Plotting code records:
_____

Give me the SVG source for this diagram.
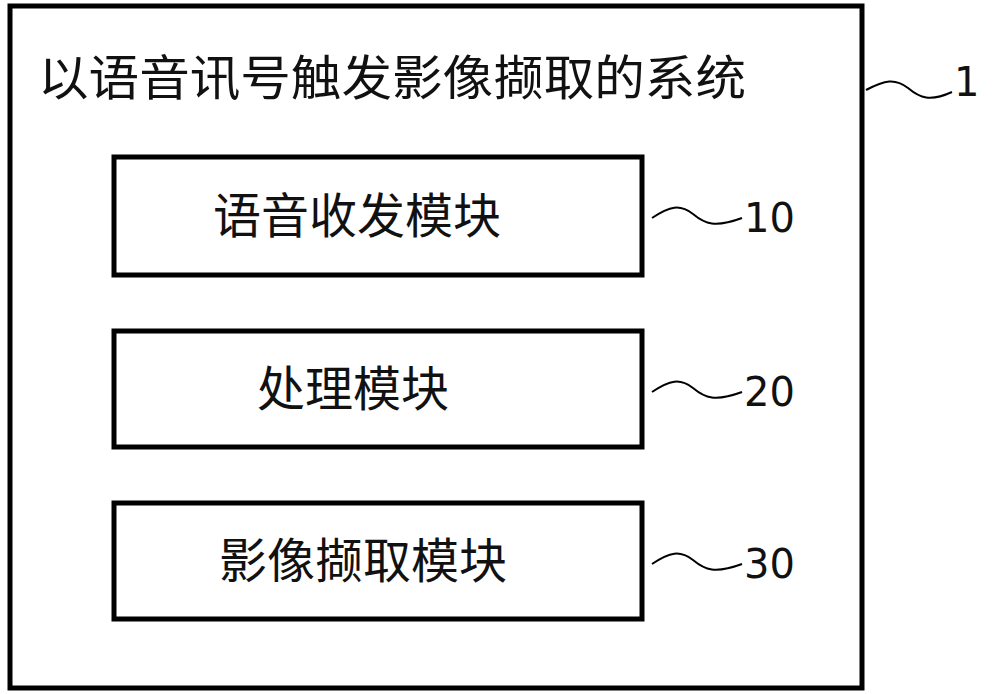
<svg xmlns="http://www.w3.org/2000/svg" width="1000" height="694" viewBox="0 0 1000 694">
<style>
.box{fill:#fff;stroke:#000;stroke-width:5}
.t{font-family:"Noto Sans CJK SC","Noto Sans",sans-serif;font-size:48px;fill:#111}
.n{font-family:"DejaVu Sans","Liberation Sans",sans-serif;font-size:40px;fill:#111}
.sq{fill:none;stroke:#000;stroke-width:2}
</style>
<rect width="1000" height="694" fill="#fff"/>
<g id="system">
<rect class="box" x="10" y="6" width="852" height="682"/>
<text class="t" x="38" y="95" textLength="708" lengthAdjust="spacingAndGlyphs">以语音讯号触发影像撷取的系统</text>
</g>
<g id="n10">
<rect class="box" x="114" y="157" width="528" height="118"/>
<text class="t" x="357" y="233" text-anchor="middle">语音收发模块</text>
</g>
<g id="n20">
<rect class="box" x="114" y="331" width="528" height="116"/>
<text class="t" x="353" y="406" text-anchor="middle">处理模块</text>
</g>
<g id="n30">
<rect class="box" x="114" y="503" width="528" height="116"/>
<text class="t" x="363" y="578" text-anchor="middle">影像撷取模块</text>
</g>
<g id="connectors">
<path class="sq" d="M866 90 C885 80,895 78,908 88 C920 98,930 102,952 92"/>
<path class="sq" d="M652 218 C670 206,680 204,693 214 C705 224,715 228,742 218"/>
<path class="sq" d="M652 392 C670 380,680 378,693 388 C705 398,715 402,742 392"/>
<path class="sq" d="M652 564 C670 552,680 550,693 560 C705 570,715 574,742 564"/>
</g>
<text class="n" x="954" y="96" fill="#888">1</text>
<text class="n" x="744" y="232">10</text>
<text class="n" x="744" y="406">20</text>
<text class="n" x="744" y="578">30</text>
</svg>
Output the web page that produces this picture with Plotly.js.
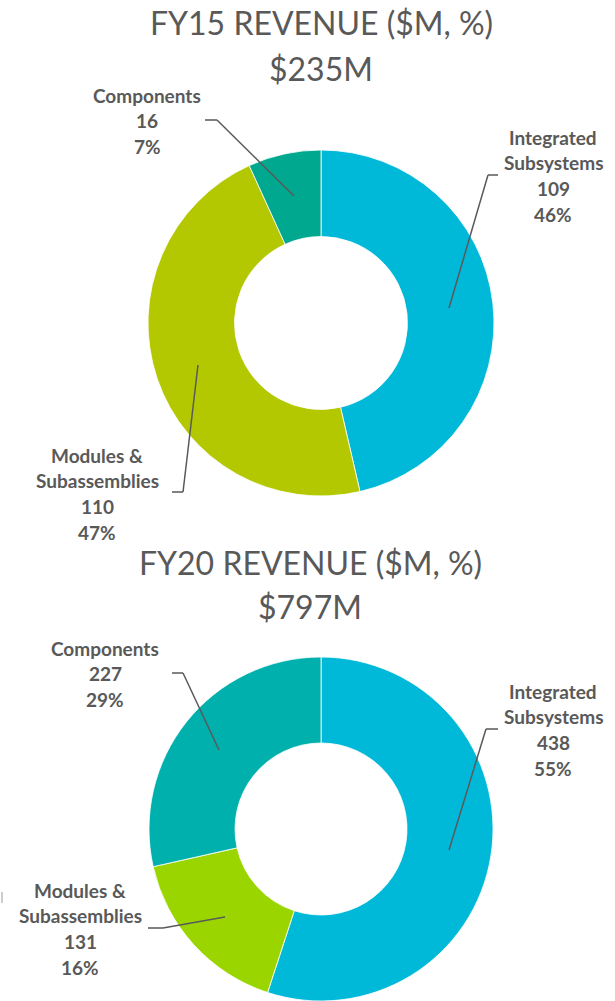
<!DOCTYPE html>
<html>
<head>
<meta charset="utf-8">
<script src="https://cdn.plot.ly/plotly-3.0.1.min.js"></script>
<style>html,body{margin:0;padding:0;background:#fff;}#chart{width:615px;height:1001px;}</style>
</head>
<body>
<div id="chart"></div>
<script>
// ---- data ----
const categories = ['Integrated Subsystems', 'Modules & Subassemblies', 'Components'];
const labelLines = [['Integrated', 'Subsystems'], ['Modules &', 'Subassemblies'], ['Components']];
const fy15Values = [109, 110, 16];
const fy20Values = [438, 131, 227];
const fy15Title = ['FY15 REVENUE ($M, %)', '$235M'];
const fy20Title = ['FY20 REVENUE ($M, %)', '$797M'];

// ---- styling ----
const W = 615, H = 1001;
const px = x => x / W;
const py = y => 1 - y / H;
const TEXT = '#595959';
const FONT = 'Lato, Carlito, Calibri, sans-serif';
const fy15Colors = ['#00B9D9', '#B3C800', '#00A88F'];
const fy20Colors = ['#00B9D9', '#9BD500', '#00B0AD'];

const traces = [
  {type: 'pie', labels: categories, values: fy15Values, hole: 0.5, sort: false,
   direction: 'clockwise', rotation: 0, textinfo: 'none', hoverinfo: 'label+value+percent',
   marker: {colors: fy15Colors, line: {color: '#ffffff', width: 0.8}},
   domain: {x: [px(148), px(494)], y: [py(496), py(150)]}, showlegend: false},
  {type: 'pie', labels: categories, values: fy20Values, hole: 0.5, sort: false,
   direction: 'clockwise', rotation: 0, textinfo: 'none', hoverinfo: 'label+value+percent',
   marker: {colors: fy20Colors, line: {color: '#ffffff', width: 0.8}},
   domain: {x: [px(148), px(494)], y: [0, py(657)]}, showlegend: false}
];

const annotations = [];
function addLines(lines, cx, cy0, step, size, bold) {
  lines.forEach((t, i) => {
    annotations.push({xref: 'paper', yref: 'paper', x: px(cx), y: py(cy0 + i * step),
      xanchor: 'center', yanchor: 'middle', showarrow: false,
      text: bold ? '<b>' + t + '</b>' : t,
      font: {family: FONT, size: size, color: TEXT}});
  });
}
addLines(fy15Title, 321, 22, 46, 32, false);
addLines(fy20Title, 310, 562, 44, 32, false);

function pieLabels(values, positions) {
  const total = values.reduce((a, b) => a + b, 0);
  values.forEach((v, i) => {
    const lines = labelLines[i].concat([String(v), Math.round(v / total * 100) + '%']);
    addLines(lines, positions[i][0], positions[i][1], 25.8, 19, true);
  });
}
pieLabels(fy15Values, [[553, 137], [97, 455], [147, 95]]);
pieLabels(fy20Values, [[553, 691], [80, 890], [105, 648]]);

const leaders = [
  [[205, 120], [217, 120], [294, 196]],
  [[498, 175], [488, 175], [449, 308]],
  [[172, 492], [183, 492], [198, 365]],
  [[172, 673], [183, 673], [219, 750]],
  [[498, 729], [486, 729], [449, 850]],
  [[148, 928], [163, 928], [225, 917]]
];
const shapes = [];
leaders.forEach(pts => {
  for (let i = 0; i < pts.length - 1; i++) {
    shapes.push({type: 'line', xref: 'paper', yref: 'paper',
      x0: px(pts[i][0]), y0: py(pts[i][1]), x1: px(pts[i + 1][0]), y1: py(pts[i + 1][1]),
      line: {color: TEXT, width: 1.5}});
  }
});
shapes.push({type: 'line', xref: 'paper', yref: 'paper', x0: px(2), y0: py(892), x1: px(2), y1: py(903),
  line: {color: '#9a9a9a', width: 1}});

Plotly.newPlot('chart', traces, {
  width: W, height: H, margin: {l: 0, r: 0, t: 0, b: 0},
  paper_bgcolor: '#ffffff', plot_bgcolor: '#ffffff',
  annotations: annotations, shapes: shapes, showlegend: false
}, {displayModeBar: false, staticPlot: true});
</script>
</body>
</html>
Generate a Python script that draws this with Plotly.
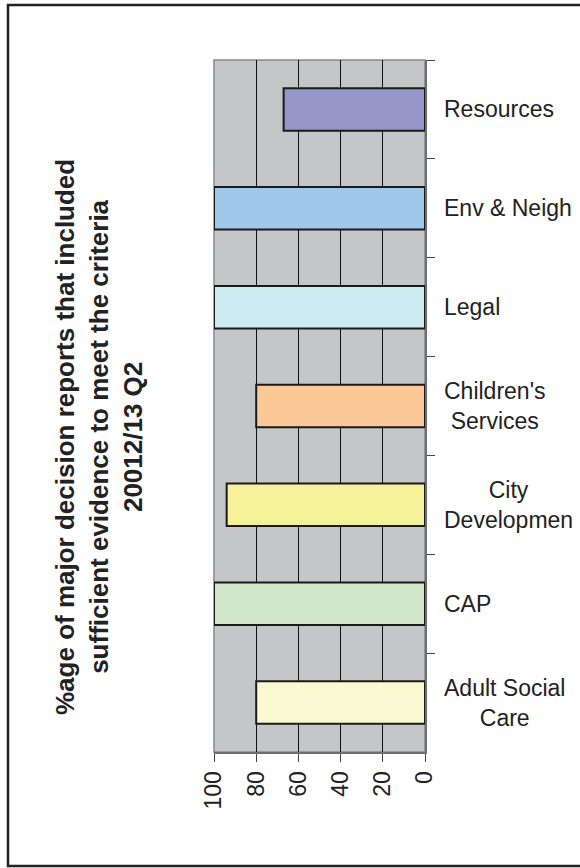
import plotly.graph_objects as go

# Data (top to bottom as displayed)
categories = ["Resources", "Env & Neigh", "Legal", "Children's Services",
              "City Development", "CAP", "Adult Social Care"]
label_text = ["Resources", "Env & Neigh", "Legal", "Children's<br>Services",
              "City<br>Developmen", "CAP", "Adult Social<br>Care"]
values = [67, 100, 100, 80, 94, 100, 80]
bar_colors = ["#9696C8", "#A0C8EA", "#CCECF2", "#FBC898",
              "#F6F29A", "#D2E7C9", "#FBF9D2"]
x_ticks = [0, 20, 40, 60, 80, 100]

title_text = ("%age of major decision reports that included<br>"
              "sufficient evidence to meet the criteria<br>"
              "20012/13 Q2")

FONT = "Arial, 'Liberation Sans', sans-serif"
W, H = 580, 868
L, R, T, B = 214, 425, 60, 752

fig = go.Figure()
fig.add_trace(go.Bar(
    x=values, y=categories, orientation="h",
    marker=dict(color=bar_colors, line=dict(color="#1a1a1a", width=2)),
    width=0.43, showlegend=False, hoverinfo="x+y",
))

fig.update_layout(
    width=W, height=H,
    margin=dict(l=L, r=W - R, t=T, b=H - B, pad=0),
    paper_bgcolor="white",
    plot_bgcolor="#C5C6C8",
    font=dict(family=FONT, size=23, color="#222222"),
    xaxis=dict(
        range=[100, 0], tickvals=x_ticks, ticktext=[str(v) for v in x_ticks],
        tickangle=-90, ticks="outside", ticklen=8, tickcolor="#444444", tickwidth=1,
        showgrid=True, gridcolor="#111111", gridwidth=1,
        showline=True, linecolor="#6e6e6e", linewidth=2,
        zeroline=False, tickfont=dict(size=23, color="#222222"),
        fixedrange=True,
    ),
    yaxis=dict(
        side="right", autorange="reversed", type="category",
        tickson="boundaries", ticks="outside", ticklen=8, tickcolor="#444444",
        tickwidth=1, showticklabels=False, showgrid=False,
        showline=True, linecolor="#6e6e6e", linewidth=2, zeroline=False,
        fixedrange=True,
    ),
)

# Category labels (centered multi-line like the original)
for cat, txt in zip(categories, label_text):
    fig.add_annotation(
        x=1, xref="paper", y=cat, yref="y", text=txt, showarrow=False,
        xanchor="left", yanchor="middle", xshift=17, align="center",
        font=dict(family=FONT, size=23, color="#222222"),
    )

pw, ph = R - L, B - T
# Title
fig.add_annotation(
    x=(99 - L) / pw, xref="paper", y=(B - 437) / ph, yref="paper",
    text="<b>" + title_text + "</b>", showarrow=False, textangle=-90,
    xanchor="center", yanchor="middle", align="center",
    font=dict(family=FONT, size=26, color="#222222"),
)

# Plot-area border (grey) and outer frame
fig.add_shape(type="rect", xref="paper", yref="paper", x0=0, x1=1, y0=0, y1=1,
              line=dict(color="#8a8a8a", width=1.5), layer="below")
fig.add_shape(type="rect", xref="paper", yref="paper",
              x0=(8 - L) / pw, x1=(620 - L) / pw,
              y0=(B - 866) / ph, y1=(B - 5) / ph,
              line=dict(color="#222222", width=2.5), fillcolor="rgba(0,0,0,0)",
              layer="above")

fig.write_html("out.html")
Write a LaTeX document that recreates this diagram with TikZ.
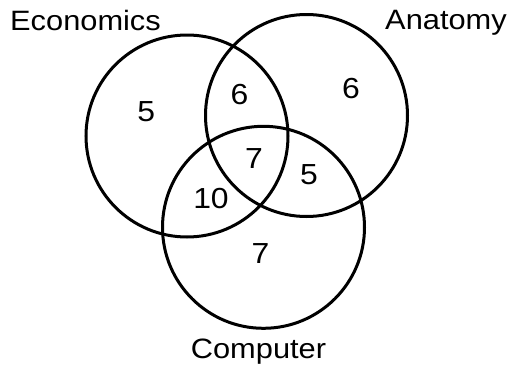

_____

(WHAT THE TASK REQUIRES): Pictures should be left out. Retype only the run of lines from the line containing "Generate a Python" to the line containing "import plotly.graph_objects as go", inclusive.

(EXPECTED OUTPUT):
Generate a Python script that draws this with Plotly.
import plotly.graph_objects as go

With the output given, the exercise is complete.